* **Required task**
Take the lines from the head of the listing through the one bearing "plt.rcParams['font.family'] = ['Liberation" and copy them exactly, leaving every picture out.

* **Supplied entries**

★ ★ ★

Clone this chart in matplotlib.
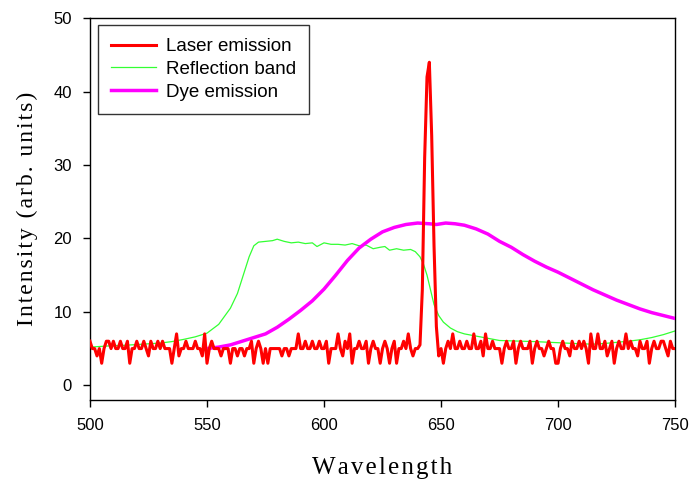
import numpy as np
import matplotlib
matplotlib.use('Agg')
import matplotlib.pyplot as plt

plt.rcParams['font.family'] = ['Liberation Sans', 'DejaVu Sans']

# ---- data ----
# laser emission, 1 nm steps from 500 to 750 nm
laser_wl = np.arange(500, 751, 1)
laser_val = [
    6, 5, 5, 4, 5, 3, 5, 6, 6, 5,
    6, 5, 5, 6, 5, 5, 6, 3, 5, 5,
    6, 5, 5, 6, 5, 4, 6, 5, 5, 6,
    5, 6, 5, 5, 5, 3, 5, 7, 4, 5,
    5, 6, 5, 5, 5, 6, 5, 5, 4, 7,
    3, 5, 6, 5, 5, 5, 4, 5, 5, 5,
    3, 5, 5, 4, 5, 5, 4, 5, 5, 6,
    3, 5, 6, 5, 3, 5, 3, 5, 5, 5,
    5, 5, 4, 5, 5, 4, 5, 5, 5, 7,
    5, 5, 6, 5, 5, 6, 5, 5, 6, 5,
    5, 6, 3, 5, 5, 5, 7, 5, 4, 6,
    5, 7, 3, 5, 5, 6, 5, 5, 6, 3,
    5, 6, 5, 5, 3, 5, 6, 5, 3, 5,
    6, 3, 5, 5, 6, 5, 7, 5, 4, 5,
    5, 5.5, 13, 31, 42, 44, 34, 19, 8, 4,
    5, 3, 5, 6, 5, 7, 5, 5, 6, 5,
    5, 6, 5, 5, 7, 5, 5, 6, 4, 7,
    5, 5, 6, 5, 5, 5, 3, 5, 6, 5,
    5, 6, 3, 5, 6, 5, 5, 5, 6, 3,
    5, 6, 5, 5, 4, 5, 6, 5, 5, 3,
    3, 5, 6, 5, 5, 4, 6, 5, 5, 6,
    5, 6, 5, 3, 7, 5, 5, 7, 5, 5,
    6, 4, 5, 6, 3, 5, 6, 5, 5, 7,
    5, 6, 5, 5, 4, 6, 5, 5, 6, 3,
    5, 6, 5, 5, 6, 6, 5, 4, 6, 5,
    5,
]

# reflection band
refl_wl = [500, 505, 510, 515, 520, 525, 530, 535, 540, 545, 550, 555, 560,
           563, 566, 568, 570, 572, 575, 578, 580, 583, 586, 589, 592, 595,
           597, 600, 603, 606, 609, 612, 615, 618, 621, 624, 626, 628, 631,
           634, 637, 639, 641, 642.5, 644, 645.5, 647, 649, 651, 654, 657,
           660, 665, 670, 675, 680, 690, 700, 710, 715, 720, 725, 730, 735,
           740, 745, 750]
refl_val = [5.2, 5.3, 5.4, 5.45, 5.55, 5.65, 5.75, 5.95, 6.25, 6.6, 7.1, 8.3,
            10.5, 12.5, 15.5, 17.5, 19.0, 19.5, 19.6, 19.7, 19.9, 19.6, 19.4,
            19.5, 19.3, 19.4, 18.9, 19.4, 19.2, 19.2, 19.1, 19.3, 19.0, 19.1,
            18.6, 18.8, 18.9, 18.4, 18.6, 18.4, 18.5, 18.2, 17.5, 16.5, 15.0,
            13.0, 11.0, 9.5, 8.6, 7.8, 7.3, 7.0, 6.7, 6.4, 6.1, 6.05, 5.95,
            5.8, 5.65, 5.6, 5.7, 5.85, 6.0, 6.2, 6.5, 6.9, 7.4]

# dye emission
dye_wl = [550, 555, 560, 565, 570, 575, 580, 585, 590, 595, 600, 605, 610,
          615, 620, 625, 630, 635, 640, 645, 648, 652, 656, 660, 665, 670,
          675, 680, 685, 690, 695, 700, 705, 710, 715, 720, 725, 730, 735,
          740, 745, 750]
dye_val = [5.0, 5.2, 5.5, 6.0, 6.5, 7.0, 7.9, 9.0, 10.2, 11.5, 13.1, 15.0,
           17.0, 18.7, 19.9, 20.9, 21.5, 21.9, 22.1, 22.0, 21.9, 22.1, 22.0,
           21.8, 21.3, 20.6, 19.6, 18.8, 17.8, 16.9, 16.1, 15.4, 14.6, 13.8,
           13.0, 12.3, 11.6, 11.0, 10.4, 9.9, 9.5, 9.1]

x_ticks = [500, 550, 600, 650, 700, 750]
y_ticks = [0, 10, 20, 30, 40, 50]

fig = plt.figure(figsize=(6.9, 4.79), dpi=100)
ax = fig.add_axes([0.1304, 0.165, 0.848, 0.797])

ax.plot(refl_wl, refl_val, color='#33ff33', lw=0.9, label='Reflection band', zorder=2)
ax.plot(dye_wl, dye_val, color='#ff00ff', lw=2.5, label='Dye emission', zorder=3)
ax.plot(laser_wl, laser_val, color='#ff0000', lw=2.2, label='Laser emission', zorder=4)

ax.set_xlim(500, 750)
ax.set_ylim(-2, 50)
ax.set_xticks(x_ticks)
ax.set_yticks(y_ticks)
ax.tick_params(axis='both', direction='out', length=5, width=1, labelsize=12, pad=8)
ax.tick_params(top=False, right=False)
for s in ax.spines.values():
    s.set_linewidth(1)

# letter-spaced serif axis titles
serif = ['Liberation Serif', 'DejaVu Serif']
hs = '\u200a'
ax.set_xlabel(hs.join('Wavelength'), family=serif, fontsize=18, labelpad=17)
ax.set_ylabel(hs.join('Intensity (arb. units)'), family=serif, fontsize=17, labelpad=11)

h, l = ax.get_legend_handles_labels()
order = [2, 0, 1]
leg = ax.legend([h[i] for i in order], [l[i] for i in order],
                loc='upper left', bbox_to_anchor=(98 / 690, 1 - 25 / 479),
                bbox_transform=fig.transFigure, fontsize=13.5,
                fancybox=False, framealpha=1, edgecolor='#333333',
                handlelength=2.4, handletextpad=0.5, borderpad=0.7,
                labelspacing=0.3, borderaxespad=0)
leg.get_frame().set_linewidth(1)

fig.savefig('out.png', dpi=100)
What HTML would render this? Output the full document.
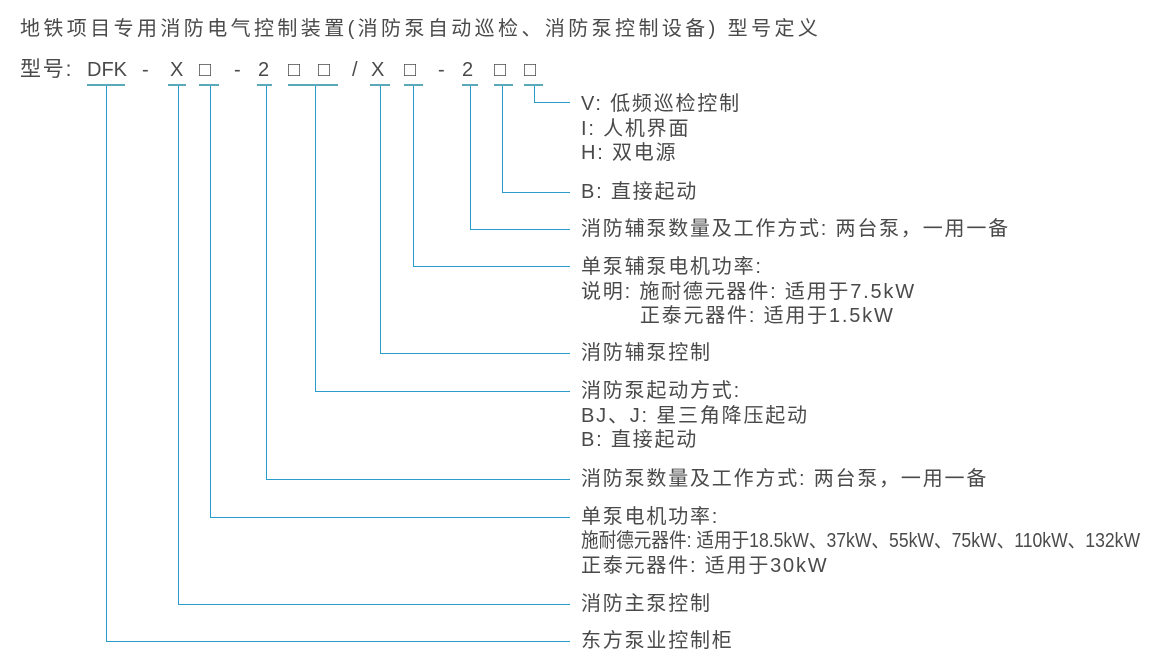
<!DOCTYPE html>
<html><head><meta charset="utf-8"><style>
body{margin:0;width:1154px;height:665px;background:#fff;position:relative;overflow:hidden;font-family:"Liberation Sans","Noto Sans CJK SC",sans-serif;color:#4a4a4a}
.t{position:absolute;font-size:20px;line-height:24.5px;white-space:pre;letter-spacing:1.8px}
.h{position:absolute;background:#2b9bc9;height:1px}
.v{position:absolute;background:#2b9bc9;width:1px}
.u{position:absolute;background:#5aa9b8;height:2px;top:84px}
.r{letter-spacing:0}
</style></head><body>
<div class="t" style="left:20px;top:17px;letter-spacing:3.4px">地铁项目专用消防电气控制装置(消防泵自动巡检、消防泵控制设备) 型号定义</div>
<div class="t" style="left:20px;top:58px;font-size:21px">型号:</div>
<div class="t r" style="left:87px;top:58px">DFK</div>
<div class="t r" style="left:142px;top:58px">-</div>
<div class="t r" style="left:170px;top:58px">X</div>
<div class="t r" style="left:199px;top:58px">□</div>
<div class="t r" style="left:234px;top:58px">-</div>
<div class="t r" style="left:258px;top:58px">2</div>
<div class="t r" style="left:288px;top:58px">□</div>
<div class="t r" style="left:318px;top:58px">□</div>
<div class="t r" style="left:352px;top:58px">/</div>
<div class="t r" style="left:371px;top:58px">X</div>
<div class="t r" style="left:404px;top:58px">□</div>
<div class="t r" style="left:438px;top:58px">-</div>
<div class="t r" style="left:462px;top:58px">2</div>
<div class="t r" style="left:494px;top:58px">□</div>
<div class="t r" style="left:524px;top:58px">□</div>

<div class="u" style="left:87px;width:38px"></div>
<div class="u" style="left:168px;width:18px"></div>
<div class="u" style="left:199px;width:20px"></div>
<div class="u" style="left:257px;width:15px"></div>
<div class="u" style="left:288px;width:50px"></div>
<div class="u" style="left:370px;width:20px"></div>
<div class="u" style="left:404px;width:19px"></div>
<div class="u" style="left:462px;width:16px"></div>
<div class="u" style="left:494px;width:19px"></div>
<div class="u" style="left:524px;width:19px"></div>

<div class="v" style="left:106px;top:86px;height:556px"></div><div class="h" style="left:106px;top:641px;width:464px"></div>
<div class="v" style="left:178px;top:86px;height:519px"></div><div class="h" style="left:178px;top:604px;width:392px"></div>
<div class="v" style="left:210px;top:86px;height:432px"></div><div class="h" style="left:210px;top:517px;width:360px"></div>
<div class="v" style="left:266px;top:86px;height:394px"></div><div class="h" style="left:266px;top:479px;width:304px"></div>
<div class="v" style="left:315px;top:86px;height:306px"></div><div class="h" style="left:315px;top:391px;width:255px"></div>
<div class="v" style="left:380px;top:86px;height:268px"></div><div class="h" style="left:380px;top:353px;width:190px"></div>
<div class="v" style="left:413px;top:86px;height:181px"></div><div class="h" style="left:413px;top:266px;width:157px"></div>
<div class="v" style="left:470px;top:86px;height:144px"></div><div class="h" style="left:470px;top:229px;width:100px"></div>
<div class="v" style="left:502px;top:86px;height:107px"></div><div class="h" style="left:502px;top:192px;width:68px"></div>
<div class="v" style="left:534px;top:86px;height:17px"></div><div class="h" style="left:534px;top:102px;width:36px"></div>

<div class="t" style="left:581px;top:92px">V: 低频巡检控制
I: 人机界面
H: 双电源</div>
<div class="t" style="left:581px;top:180px">B: 直接起动</div>
<div class="t" style="left:581px;top:217px">消防辅泵数量及工作方式: 两台泵，一用一备</div>
<div class="t" style="left:581px;top:255px">单泵辅泵电机功率:
说明: 施耐德元器件: 适用于7.5kW
        正泰元器件: 适用于1.5kW</div>
<div class="t" style="left:581px;top:341px">消防辅泵控制</div>
<div class="t" style="left:581px;top:379px">消防泵起动方式:
BJ、J: 星三角降压起动
B: 直接起动</div>
<div class="t" style="left:581px;top:467px">消防泵数量及工作方式: 两台泵，一用一备</div>
<div class="t" style="left:581px;top:505px">单泵电机功率:</div>
<div class="t" style="left:581px;top:529px;letter-spacing:0;transform:scaleX(0.88);transform-origin:0 0">施耐德元器件: 适用于18.5kW、37kW、55kW、75kW、110kW、132kW</div>
<div class="t" style="left:581px;top:554px">正泰元器件: 适用于30kW</div>
<div class="t" style="left:581px;top:592px">消防主泵控制</div>
<div class="t" style="left:581px;top:629px">东方泵业控制柜</div>
</body></html>
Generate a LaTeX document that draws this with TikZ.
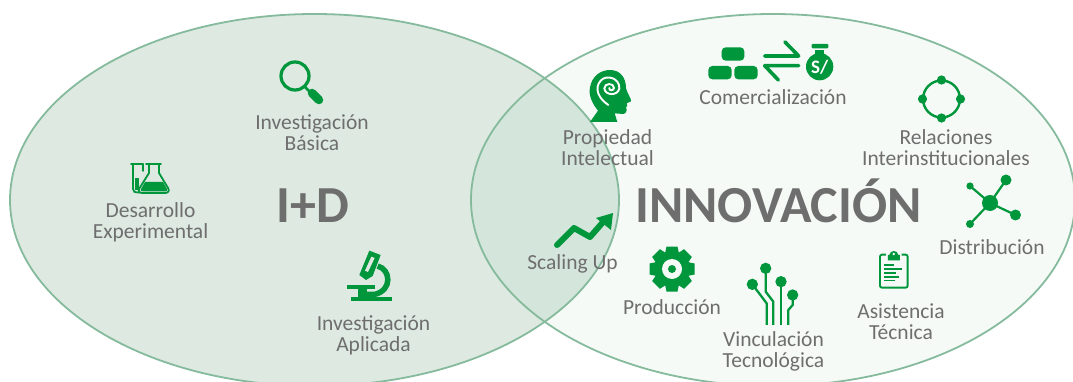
\documentclass[tikz,border=0pt]{standalone}
\usepackage{fontspec}
\setmainfont{Carlito}
\definecolor{igreen}{HTML}{00963C}
\definecolor{itext}{HTML}{6E6E6E}
\definecolor{iedge}{HTML}{85BB9C}
\definecolor{ileft}{HTML}{DDE9E1}
\definecolor{iright}{HTML}{F5FAF7}
\definecolor{iboth}{HTML}{D4E5DC}
\tikzset{
 lbl/.style={text=itext,font=\fontsize{21.5}{21}\selectfont,align=center,inner sep=0pt},
 big/.style={text=itext,font=\fontsize{52}{52}\selectfont\bfseries,inner sep=0pt,anchor=base},
 ic/.style={igreen,line width=#1,line cap=round,line join=round},
 ic/.default=2pt
}
\begin{document}
\begin{tikzpicture}[x=1pt,y=-1pt]
\useasboundingbox (0,0) rectangle (1073,382);
\begin{scope}
\clip (0,0) rectangle (1073,382);
\path[fill=ileft] (314.5,200) ellipse[x radius=304.5,y radius=186];
\path[fill=iright] (773,200) ellipse[x radius=302,y radius=186];
\begin{scope}
\clip (314.5,200) ellipse[x radius=304.5,y radius=186];
\path[fill=iboth] (773,200) ellipse[x radius=302,y radius=186];
\end{scope}
\draw[iedge,line width=1.8pt] (314.5,200) ellipse[x radius=304.5,y radius=186];
\draw[iedge,line width=1.8pt] (773,200) ellipse[x radius=302,y radius=186];
\end{scope}

% texts
\node[big] (idlab) at (312.5,222.5) {I+D};
\node[big] (innov) at (778.5,222.5) {INNOVACIÓN};
\node[lbl] (ib) at (312,133) {Investigación\\Básica};
\node[lbl] (de) at (150.5,222) {Desarrollo\\Experimental};
\node[lbl] (ia) at (373.5,335) {Investigación\\Aplicada};
\node[lbl] (pi) at (607.5,147.5) {Propiedad\\Intelectual};
\node[lbl] (co) at (773,97) {Comercialización};
\node[lbl] (re) at (946,147.5) {Relaciones\\Interinstitucionales};
\node[lbl] (di) at (992,247) {Distribución};
\node[lbl] (sc) at (572.5,264) {Scaling Up};
\node[lbl] (pr) at (672,307) {Producción};
\node[lbl] (vi) at (773.5,351) {Vinculación\\Tecnológica};
\node[lbl] (as) at (901,322) {Asistencia\\Técnica};

% magnifier
\draw[ic=3.2pt] (295,76) circle (14);
\draw[ic=2.5pt] (304,86) -- (310,92);
\draw[igreen,line width=8.5pt,line cap=round] (312,93) -- (319,100);

% flasks
\begin{scope}[shift={(130,163)}]
\draw[ic=1.6pt] (1,1) -- (13,1);
\draw[ic=1.7pt] (3,1) -- (3,26) .. controls (3,29) and (5,29.5) .. (8,29.5) -- (10,29.5);
\draw[ic=1.5pt] (13,1) -- (13,8);
\fill[igreen] (5,15) -- (9,15) -- (9,27) -- (5,27) -- cycle;
\draw[ic=1.8pt] (16,1) -- (31,1);
\draw[ic=1.8pt] (19,1) -- (19,10) -- (9,26) .. controls (8,29) and (10,30) .. (12,30) -- (35,30) .. controls (38,30) and (40,28) .. (38,25) -- (29,10) -- (29,1);
\fill[igreen] (15,19) -- (33,19) -- (37,26) .. controls (38,28) and (36,28.5) .. (35,28.5) -- (13,28.5) .. controls (11,28.5) and (10,27) .. (11,26) -- cycle;
\end{scope}

% microscope
\begin{scope}[shift={(330,240)},scale=0.3333]
\fill[igreen] (62,172) rectangle (185,184);
\fill[igreen] (52,135) rectangle (135,148);
\fill[igreen] (85,148) -- (110,148) -- (110,172) -- (85,172) -- cycle;
\draw[igreen,line width=5.5pt] (143,78) .. controls (182,88) and (188,150) .. (135,163) -- (100,163);
\fill[igreen] (118,32) -- (152,45) -- (128,108) -- (108,120) -- (88,105) -- cycle;
\fill[ileft] (124,50) -- (134,54) -- (114,96) -- (105,92) -- cycle;
\end{scope}

% head
\begin{scope}[shift={(570,60)},scale=0.3333]
\fill[igreen] (60,186) -- (84,152) .. controls (66,130) and (55,105) .. (60,82) .. controls (66,48) and (92,30) .. (120,30) .. controls (150,30) and (168,52) .. (168,85) .. controls (172,100) and (185,118) .. (183,124) -- (170,130) .. controls (174,136) and (172,140) .. (168,142) .. controls (172,150) and (170,160) .. (160,162) -- (134,160) -- (142,186) -- cycle;
\draw[white,line width=1.9pt,line cap=round] (115,135) .. controls (85,115) and (72,85) .. (92,62) .. controls (110,42) and (150,55) .. (148,85) .. controls (145,108) and (105,108) .. (103,85) .. controls (103,68) and (132,68) .. (132,84) .. controls (130,94) and (116,92) .. (118,84);
\end{scope}

% commerce
\begin{scope}[shift={(690,30)},scale=0.3333]
\fill[igreen,rounded corners=4pt] (95,52) rectangle (163,92);
\fill[igreen,rounded corners=4pt] (55,108) rectangle (125,148);
\fill[igreen,rounded corners=4pt] (133,108) rectangle (203,148);
\draw[ic=3.6pt] (224,78) -- (326,78) -- (285,36);
\draw[ic=3.6pt] (326,107) -- (224,107) -- (265,150);
\fill[igreen] (389,110) circle (41);
\fill[igreen] (375,60) rectangle (403,80);
\fill[igreen,rounded corners=1pt] (365,42) rectangle (415,55);
\node[text=white,font=\fontsize{19}{19}\selectfont\bfseries,inner sep=0pt] (soles) at (389,111) {S/};
\end{scope}

% relations
\draw[ic=2.4pt] (941.5,99) circle (18.5);
\foreach \a in {0,90,180,270}{\fill[igreen] (941.5,99) ++(\a:19) circle (4.6);}

% distribution
\coordinate (dc) at (990,203);
\coordinate (d1) at (1006,180);
\coordinate (d2) at (1015.5,215);
\coordinate (d3) at (970,224);
\coordinate (d4) at (970,186);
\draw[ic=2.2pt] (dc) -- (d1) (dc) -- (d2) (dc) -- (d3) (dc) -- (d4);
\fill[igreen] (dc) circle (8) (d1) circle (5.5) (d2) circle (5.5) (d3) circle (4) (d4) circle (3.6);

% scaling arrow
\draw[ic=6pt] (557,245) -- (574,228) -- (590,237) -- (604,221);
\fill[igreen] (596,218) -- (613,213) -- (611,230) -- cycle;

% gear
\fill[igreen] (672,269) circle (17);
\foreach \a in {0,45,...,315}{\fill[igreen,rotate around={\a:(672,269)}] (666.5,246.5) -- (677.5,246.5) -- (679.5,256) -- (664.5,256) -- cycle;}
\fill[iright] (672,269) circle (10);
\fill[igreen] (672,269) circle (4);

% circuit
\begin{scope}[shift={(730,245)},scale=0.3333]
\draw[ic=2.3pt,line cap=butt] (107,70) -- (107,140) -- (130,170) -- (130,240);
\draw[ic=2.3pt,line cap=butt] (67,118) -- (110,175) -- (110,240);
\draw[ic=2.3pt,line cap=butt] (153,110) -- (153,240);
\draw[ic=2.3pt,line cap=butt] (188,150) -- (188,180) -- (175,195) -- (175,240);
\fill[igreen] (107,70) circle (17) (67,118) circle (17) (153,110) circle (17) (188,150) circle (17);
\end{scope}

% clipboard
\begin{scope}[shift={(730,245)},scale=0.3333]
\draw[igreen,line width=1.9pt,rounded corners=2pt] (468,29) -- (450,29) -- (450,128) -- (533,128) -- (533,29) -- (515,29);
\fill[igreen] (474,30) -- (478,30) .. controls (480,14) and (503,14) .. (505,30) -- (510,30) -- (510,46) -- (474,46) -- cycle;
\fill[iright] (491.5,27) circle (4);
\draw[igreen,line width=1.4pt] (462,60) -- (492,60) (462,72) -- (516,72) (462,84) -- (498,84) (462,96) -- (506,96) (462,107) -- (496,107);
\end{scope}
\end{tikzpicture}
\end{document}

★ ★ ★

* **The response**
Clone this chart in matplotlib.
import numpy as np
import matplotlib
matplotlib.use('Agg')
import matplotlib.pyplot as plt

plt.rcParams['font.family'] = ['Liberation Sans', 'DejaVu Sans']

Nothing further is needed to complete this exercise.